Mit dem zweiten Teil des Art. 5 Abs. 1 Satz 2 GG, der Rundfunk und Film einbezieht, sollte die Pressefreiheit auch auf neue Massenmedien ausgedehnt werden. Nach Art. 146 GG sollte das Grundgesetz
nur ein Provisorium sein, das nach der bald erwarteten Wiederereinigung durch eine neue Verfassung ersetzt werden sollte. Es war also nicht nötig, dass die Formulierung auch der technische
Entwicklung nach 65 Jahren noch gerecht werden könnte. Das Fernsehen konnte noch problemlos als Rundfunk verstanden werden. Es sollte aber mit der Pressefreiehit nicht ein Privileg für das
Gewerbe der Zeitungsverleger geschaffen und sie sogar vor der Konkurrenz durch neue Medien geschützt werden.
Wenn man den Kommentar von Sethe (der nicht wirklich die Pressefreiheit kritiserte, sondern die Konzentration im Verlagswesen) mit der Formulierung des Art. 5 GG vergleicht, dann kann es die
Verfassung nicht wirklich gewollt haben, nur die Freiheit der Verleger zu schützen. Es ging vielmehr um den Schutz der freien Presse als Voraussetzung für eine freie Gesellschaft und eine
funktionierende Demokratie. „Pressefreiheit ist Demokratieschutz durch Institutionenschutz.“ (Gero von Randow, Die Pressefreiheit muss wachsen,
http://www.zeit.de/politik/deutschland/2015-08/netzpolitik-org-meinungsfreiheit-pressefreiheit) „Sie soll bestimmte Institutionen schützen, ... mit denen sich die Öffentlichkeit konstituiert.
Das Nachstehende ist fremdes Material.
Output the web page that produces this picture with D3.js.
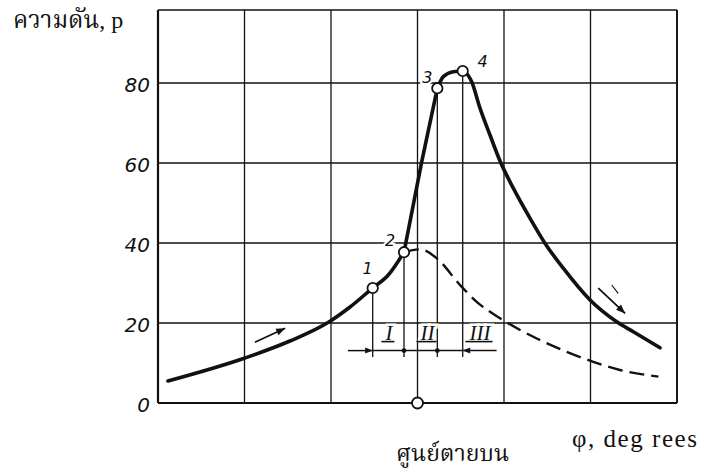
<!DOCTYPE html>
<html>
<head>
<meta charset="utf-8">
<script src="https://cdn.jsdelivr.net/npm/d3@7"></script>
<style>
  html, body { margin: 0; padding: 0; background: #fff; }
  svg { display: block; }
</style>
</head>
<body>
<svg id="chart" width="702" height="468"></svg>
<script>
// Cylinder pressure vs crank angle (degrees from top dead centre)
const yTicks = [0, 20, 40, 60, 80];
const xGrid = [-60, -40, -20, 0, 20, 40, 60];

// Fired cycle (solid curve)
const firedAngle = [-57.7, -39.9, -29.5, -20.5, -15.6, -10.36, -6.75, -3.12,
                    0.97, 4.58, 5.97, 8.28, 10.45,
                    12.53, 14.45, 16.76, 19.08, 22.15, 26.0, 29.5, 33.7, 39.9,
                    46.06, 49.9, 56.07];
const firedPressure = [5.5, 11.25, 15.5, 20.25, 24.0, 28.75, 32.0, 37.7,
                       60.3, 78.7, 81.6, 82.8, 83.0,
                       80.3, 73.7, 67.0, 60.5, 53.7, 46.2, 39.9, 33.7, 25.75,
                       20.3, 17.8, 13.8];
// indices of key points 1..4 within the fired cycle
const keyIndex = [5, 7, 9, 12];
const keyLabels = ["1", "2", "3", "4"];

// Motored cycle (dashed curve), branching off at point 2
const motoredAngle = [-3.12, 0.58, 4.44, 9.83, 13.69, 19.08, 28.3, 34.5, 40.65, 46.8, 55.7];
const motoredPressure = [37.7, 38.4, 36.2, 29.5, 25.3, 21.2, 15.75, 12.8, 10.3, 8.25, 6.6];

// Combustion phases
const phaseLabels = ["I", "II", "III"];
const phaseCentre = [-6.6, 2.3, 14.45];

const svg = d3.select("#chart");
const plotL = 158, plotR = 677, plotT = 10, plotB = 403;

const x = d3.scaleLinear().domain([-60, 60]).range([plotL, plotR]);
const y = d3.scaleLinear().domain([0, 98.25]).range([plotB, plotT]);

const ink = "#111";
const defs = svg.append("defs");
defs.append("marker")
  .attr("id", "head")
  .attr("viewBox", "0 0 10 10")
  .attr("refX", 10).attr("refY", 5)
  .attr("markerWidth", 6).attr("markerHeight", 5)
  .attr("markerUnits", "strokeWidth")
  .attr("orient", "auto")
  .append("path").attr("d", "M0,1 L10,5 L0,9 Z").attr("fill", ink);

// Grid
const grid = svg.append("g").attr("stroke", ink).attr("stroke-width", 1.3);
grid.selectAll("line.v").data(xGrid).join("line")
  .attr("x1", d => x(d)).attr("x2", d => x(d))
  .attr("y1", plotT).attr("y2", plotB);
grid.selectAll("line.h").data(yTicks.concat([98.25])).join("line")
  .attr("x1", plotL).attr("x2", plotR)
  .attr("y1", d => y(d)).attr("y2", d => y(d));

// Frame emphasis: left, bottom and right edges
svg.append("line").attr("x1", plotL).attr("x2", plotL).attr("y1", plotT).attr("y2", plotB)
  .attr("stroke", ink).attr("stroke-width", 2.2);
svg.append("line").attr("x1", plotL).attr("x2", plotR).attr("y1", plotB).attr("y2", plotB)
  .attr("stroke", ink).attr("stroke-width", 2.2);
svg.append("line").attr("x1", plotR).attr("x2", plotR).attr("y1", plotT).attr("y2", plotB)
  .attr("stroke", ink).attr("stroke-width", 1.8);

// Y tick labels
svg.append("g").selectAll("text").data(yTicks).join("text")
  .attr("x", plotL - 8).attr("y", d => y(d) + 8.5)
  .attr("text-anchor", "end")
  .attr("font-family", "DejaVu Sans, sans-serif")
  .attr("font-style", "italic")
  .attr("font-size", 20)
  .attr("fill", ink)
  .text(d => d);

// Drop lines from key points to the phase bracket
const bracketP = 13.1, dropP = 11.5;
svg.append("g").attr("stroke", ink).attr("stroke-width", 1.3)
  .selectAll("line").data(keyIndex).join("line")
  .attr("x1", i => x(firedAngle[i])).attr("x2", i => x(firedAngle[i]))
  .attr("y1", i => y(firedPressure[i])).attr("y2", y(dropP));

// Phase bracket with inward arrows
const bracketLeft = -16.1, bracketRight = 18.3;
const p1 = firedAngle[keyIndex[0]], p4 = firedAngle[keyIndex[3]];
svg.append("line")
  .attr("x1", x(bracketLeft)).attr("x2", x(p1))
  .attr("y1", y(bracketP)).attr("y2", y(bracketP))
  .attr("stroke", ink).attr("stroke-width", 1.5).attr("marker-end", "url(#head)");
svg.append("line")
  .attr("x1", x(p1)).attr("x2", x(p4))
  .attr("y1", y(bracketP)).attr("y2", y(bracketP))
  .attr("stroke", ink).attr("stroke-width", 1.5);
svg.append("line")
  .attr("x1", x(bracketRight)).attr("x2", x(p4))
  .attr("y1", y(bracketP)).attr("y2", y(bracketP))
  .attr("stroke", ink).attr("stroke-width", 1.5).attr("marker-end", "url(#head)");
svg.append("g").selectAll("circle").data([keyIndex[1], keyIndex[2]]).join("circle")
  .attr("cx", i => x(firedAngle[i])).attr("cy", y(bracketP)).attr("r", 2.4)
  .attr("fill", ink);

// Phase labels (underlined italic numerals)
const phaseG = svg.append("g");
phaseG.selectAll("text").data(phaseLabels).join("text")
  .attr("x", (d, i) => x(phaseCentre[i])).attr("y", y(bracketP) - 11)
  .attr("text-anchor", "middle")
  .attr("font-family", "Liberation Serif, serif")
  .attr("font-style", "italic")
  .attr("font-size", 21)
  .attr("fill", ink)
  .attr("stroke", "#fff").attr("stroke-width", 5).attr("paint-order", "stroke")
  .text(d => d);
phaseG.selectAll("line").data(phaseLabels).join("line")
  .attr("x1", (d, i) => x(phaseCentre[i]) - 4 - d.length * 3.5)
  .attr("x2", (d, i) => x(phaseCentre[i]) + 2 + d.length * 3.5)
  .attr("y1", y(bracketP) - 9).attr("y2", y(bracketP) - 9)
  .attr("stroke", ink).attr("stroke-width", 1.6);

// Curves
const line = d3.line().x(d => x(d[0])).y(d => y(d[1])).curve(d3.curveMonotoneX);
const fired = firedAngle.map((a, i) => [a, firedPressure[i]]);
const motored = motoredAngle.map((a, i) => [a, motoredPressure[i]]);

svg.append("path").datum(motored)
  .attr("d", line)
  .attr("fill", "none").attr("stroke", ink).attr("stroke-width", 2.4)
  .attr("stroke-dasharray", "15,7");

// fired cycle drawn piecewise so the kinks at points 2 and 3 stay sharp
const breaks = [0, keyIndex[1], keyIndex[2], fired.length - 1];
for (let s = 0; s < breaks.length - 1; s++) {
  svg.append("path").datum(fired.slice(breaks[s], breaks[s + 1] + 1))
    .attr("d", line)
    .attr("fill", "none").attr("stroke", ink).attr("stroke-width", 3.6)
    .attr("stroke-linecap", "round").attr("stroke-linejoin", "round");
}

// Key point markers and numbers
const keyOffset = [[-5, -14], [-14, -6], [-10, -5], [20, -4]];
svg.append("g").selectAll("circle").data(keyIndex).join("circle")
  .attr("cx", i => x(firedAngle[i])).attr("cy", i => y(firedPressure[i]))
  .attr("r", 5.2).attr("fill", "#fff").attr("stroke", ink).attr("stroke-width", 1.8);
svg.append("g").selectAll("text").data(keyIndex).join("text")
  .attr("x", (i, k) => x(firedAngle[i]) + keyOffset[k][0])
  .attr("y", (i, k) => y(firedPressure[i]) + keyOffset[k][1])
  .attr("text-anchor", "middle")
  .attr("font-family", "DejaVu Sans, sans-serif")
  .attr("font-style", "italic")
  .attr("font-size", 16)
  .attr("fill", ink)
  .attr("stroke", "#fff").attr("stroke-width", 4).attr("paint-order", "stroke")
  .text((i, k) => keyLabels[k]);

// Top dead centre marker
svg.append("circle").attr("cx", x(0)).attr("cy", y(0)).attr("r", 5.5)
  .attr("fill", "#fff").attr("stroke", ink).attr("stroke-width", 1.8);

// Direction-of-travel arrows along the cycle
const flowArrows = [[[-37.6, 15.2], [-30.6, 18.7]], [[41.8, 28.7], [48.0, 22.4]]];
svg.append("g").selectAll("line").data(flowArrows).join("line")
  .attr("x1", d => x(d[0][0])).attr("y1", d => y(d[0][1]))
  .attr("x2", d => x(d[1][0])).attr("y2", d => y(d[1][1]))
  .attr("stroke", ink).attr("stroke-width", 1.8).attr("marker-end", "url(#head)");
svg.append("line")
  .attr("x1", x(44.9)).attr("y1", y(29.5)).attr("x2", x(46.4)).attr("y2", y(27.4))
  .attr("stroke", ink).attr("stroke-width", 1.2);

// Titles
const serif = "Liberation Serif, Noto Serif Thai, Noto Sans Thai, serif";
svg.append("text").attr("x", 13).attr("y", 28)
  .attr("font-family", serif).attr("font-size", 24)
  .attr("fill", ink).text("ความดัน, p");
svg.append("text").attr("x", 572).attr("y", 446.5)
  .attr("font-family", serif).attr("font-size", 25)
  .attr("textLength", 125).attr("lengthAdjust", "spacing")
  .attr("fill", ink).text("φ, deg rees");
svg.append("text").attr("x", 396).attr("y", 461)
  .attr("font-family", serif).attr("font-size", 23)
  .attr("fill", ink).text("ศูนย์ตายบน");
</script>
</body>
</html>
Die
wiederum ist Voraussetzung der Demokratie.“ (ebenda) Unter den aktuellen technischen Bedingungen konstituiert sich die Öffentlichkeit auch um Internet-Blogger. Die Pressefreiheit wird damit zu
einer Freiheit der breiten Volksmasse und nicht mehr nur das Recht von zweihundert reichen Leuten. Das ist auch gut so! Die Tendenz zu einer weiten Auslegung ist in den Urteilen des
Bundesverfassungsgerichts erkennbar. So schützt das Grundrecht der Pressefreiheit auch die Entscheidung, Zuschriften Dritter anonym zu veröffentlichen. Damit wird dem Grundsatz Rechnung getragen,
daß sich die Freiheitsgarantie nicht nur auf den Inhalt, sondern auch auf die Form der Publikation bezieht (vgl. BVerfGE 60, 234 [239 f.]). Zur Form gehört auch der Kanal; gedrucktes Papier und
die elektronische Verbreitung sind also gleich zu behandeln.
Natürlich kann wohl nicht jedem Facebook-Post oder Kommentaren in Internet-Foren den Status von Presseorganen zugebilligt werden. Von Art. 5 GG sind aber die Regelungen zu trennen, nach denen
Presseausweise vergeben werden. Einer weiten Auslegung der Grundrechte nach dem Motto „Im Zweifel für die Freiheit“ steht also nichts entgegen. Wenn eine Website erkennbar auf die sachliche
(nicht unbedingt neutrale ) Information der Öffentlichkeit
gerichtet ist, kann ihr die Ähnlichkeit zur Presse nicht abgesprochen werden. Dann gilt auch für diese Seiten: Die Pressefreiheit und die Freiheit der Berichterstattung ... werden gewährleistet.
Eine Zensur findet nicht statt.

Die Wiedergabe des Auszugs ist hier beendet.